South Africa electricity crisis shuts gold mines

Gold mines were forced to stop production in South Africa today hit by nationwide power cuts.

South Africa electricity crisis shuts gold mines

Gold mines were forced to stop production in South Africa today hit by nationwide power cuts.

The blackouts, caused by demand outstripping supply from power stations, are causing chaos and misery and threatening economic growth.

The government announced emergency plans to deal with the cuts that have undermined confidence in the country, with incidents like the stranding of hundreds of people on Table Mountain's cable car earlier this month.

They are also conscious that in two years they risk international humiliation if the failures still exist when South Africa hosts football’s World Cup.

Public Enterprise Minister Alec Erwin said: “We are viewing the next two years as being critical,” unveiling plans for rationing, price hikes and a massive switch to solar power.

The crisis reached a new peak today when mining companies including AngloGold, Harmony and Goldfields suspended virtually all operations for fear power cuts would trap workers underground.

The stoppage is likely to cost hundreds of millions of pounds to one of South Africa’s most important industries and shatter already shaky investor confidence.

Goldfields said Eskom, the state utility, had said the disruption could last up to four weeks after Eskom asked mines to cut electricity consumption by 60% per month.

What most angers business and consumers alike is that the rolling blackouts come without warning and so are particularly crippling.

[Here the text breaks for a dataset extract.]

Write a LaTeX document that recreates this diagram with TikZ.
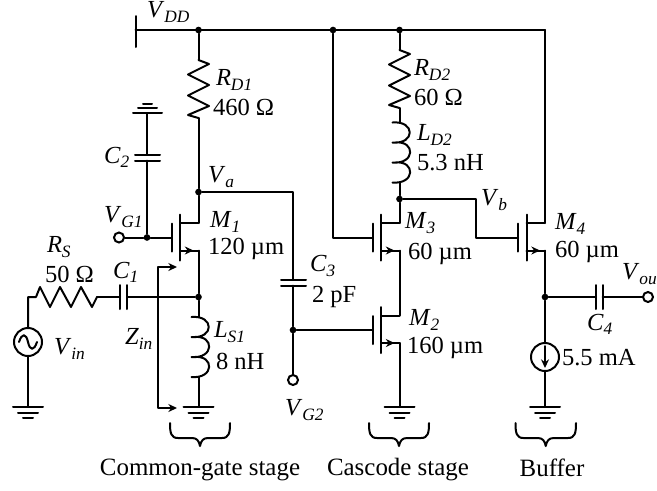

Nearly 40 people were trapped in a cable car in high winds for two hours and hundreds more were stranded until after midnight on the top of Table Mountain earlier this month. Simon Grindrod, a Cape Town city councillor, said that this could have been avoided if Eskom had just given 10 minutes warning.

“The knock-on effect on Cape Town is immeasurable,” he said. “A headline today is lost business tomorrow.”

The South African Tourism Services Association said earlier this week that the crisis jeopardised the hosting of the World Cup in 2010.

“Stadia may have all the most wonderful generators in the world to broadcast the games, but will people come to SA to see them if they know they will be going back to hotels and guest houses with no power? That means no hot meals, no clean laundry, no lights,” said the tourism association’s Michael Tatalias.

Erwin said measures over the next two years would help ease pressure on supply ahead of the World Cup.

“There is no threat to the successful holding of the event as plans to ensure electricity supply in that period are well advanced,” he said.

The government and Eskom say that demand for electricity in the buoyant economy has simply grown too fast to cope and now needs to be cut by 10-15%.

But - for the first time – the government acknowledged it should share in the blame by ignoring a 1998 Eskom report warning of a serious energy crisis within 10 years. The government only gave the go-ahead to a new power station building program in 2004.